Чисто ахматовский стиль, её новая поэтика, её патетическая нота, естественно исходящая из ноты, взятой в 1942 году в “Мужестве”: “Мы знаем, что ныне лежит на весах и что совершается ныне. Час мужества пробил на наших часах. И мужество нас не покинет”. Эти же стихи органически сливаются с циклом “Слава миру!”, напечатанным в 1950 году в “Огоньке”, и естественно, что они были включены Ахматовой в книгу под тем же названием, готовившуюся к печати. Отношение её к Сталину менялось на протяжении десятилетий, совершенно не укладываясь в отработанную “либеральную схему”. Она знала, что Сталин не дал согласия на её арест, испрашиваемый работниками НКВД ещё при Ягоде. Что благодаря Сталину после её письма в 1935 году были освобождены из-под ареста Лев и Н. Пунин. Что опять же благодаря ему, когда снова был арестован Лев, редакторы журналов и газет наперебой в 1940 году стали выпрашивать у неё стихи для публикации. Что по его указанию она была вывезена самолётом из блокадного Ленинграда… Отношение же Сталина к ней можно определить, как внимание, перемежающееся приступами раздражения. Он ценил её как поэта старой культуры и потому и раздражался, что ценил: как много могла бы сделать на культурной ниве для проводимой им политики. Ведь не хуже графа Алексея Толстого. Сын - он сын своего отца, и тут пусть разбирается НКВД. “Ну а ты-то куда лезешь?”

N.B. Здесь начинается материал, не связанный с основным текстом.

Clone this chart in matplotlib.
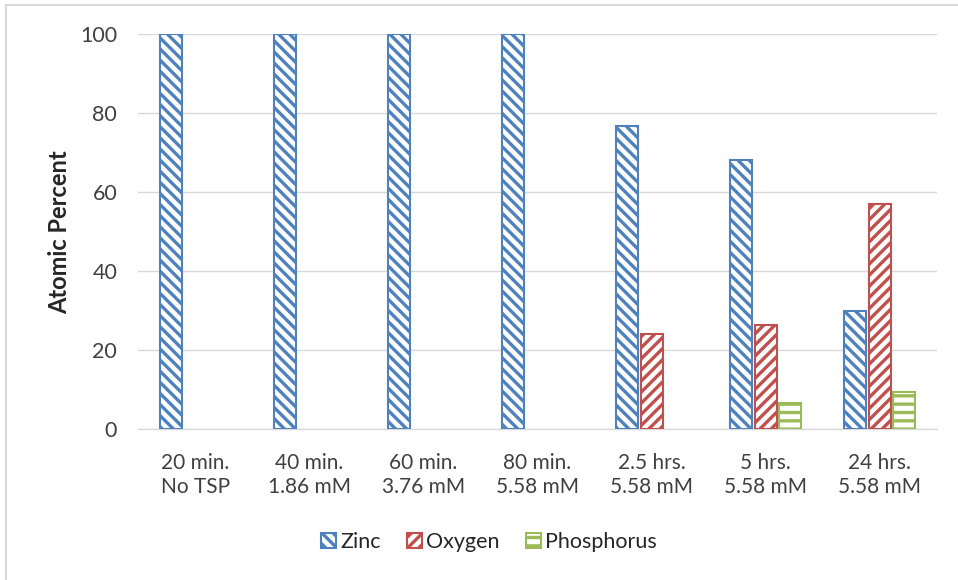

“Постановление о журналах “Звезда” и “Ленинград” стало для Ахматовой тем большим ударом, что по возвращении из эвакуации она испытала новый прилив славы и признания. Удар был тем более ошеломляющим, что невозможно было понять его причину. На полном серьёзе выдаваемые умозаключения, что, дескать, Сталин позавидовал ахматовской популярности и даже якобы изрёк при известии об овации, устроенной поэту на литературном вечере: “Кто организовал вставание?!” - не стоят ломаного гроша, так же как и собственно ахматовское утверждение, что “Сталин обиделся когда-то на “Клевету”, не заметив дату: 1921" (дело ему было до одного стихотворения!) Так же как и сентенции Чуковской, что, дескать, “людям постановлений и циркуляров ненавистна поэзия вообще, любая поэзия, Муза Смеха или Муза Плача, всё равно”. Анна Ахматова и Михаил Зощенко стали невольными жертвами в большой политической комбинации с далеко идущими последствиями, и “Постановление” 1946 года стало прологом страшного “ленинградского дела” 1949-го. Об этом, анализируя всю совокупность причин происшедшего, я писал в статье “Post skriptum” в “Нашем современнике” в 1995 году. Не думаю, чтобы Лидия Чуковская могла пропустить эту публикацию, но ссылок на неё опять же никаких - она явно противоречит концепции происшедшего, утвердившейся в “Записках”. Цитируя ругательства из ждановского доклада (“блуд у неё сочетается с молитвой, и она “мечется между будуаром и молельней”), Чуковская при всей комментаторской дотошности ни словом не упоминает о том, что здесь практически воспроизведена характеристика поэзии Ахматовой, данная Борисом Эйхенбаумом в книге, которую сама Ахматова назвала “полной пуга и тревоги”. А по поводу цикла “Слава миру!” утверждает следующее: “По свидетельству Ирины Николаевны (записанному Л. Гинзбург), Борис Викторович (Томашевский. - С. К.) ничего не сказал. Молча сел за машинку перепечатывать стихи для отправки в Москву. При этом он по своему разумению, не спрашивая Анну Андреевну, исправлял особенно грубые языковые и стихотворные погрешности. Когда поэты говорят то, чего не думают, - они говорят не своим языком”.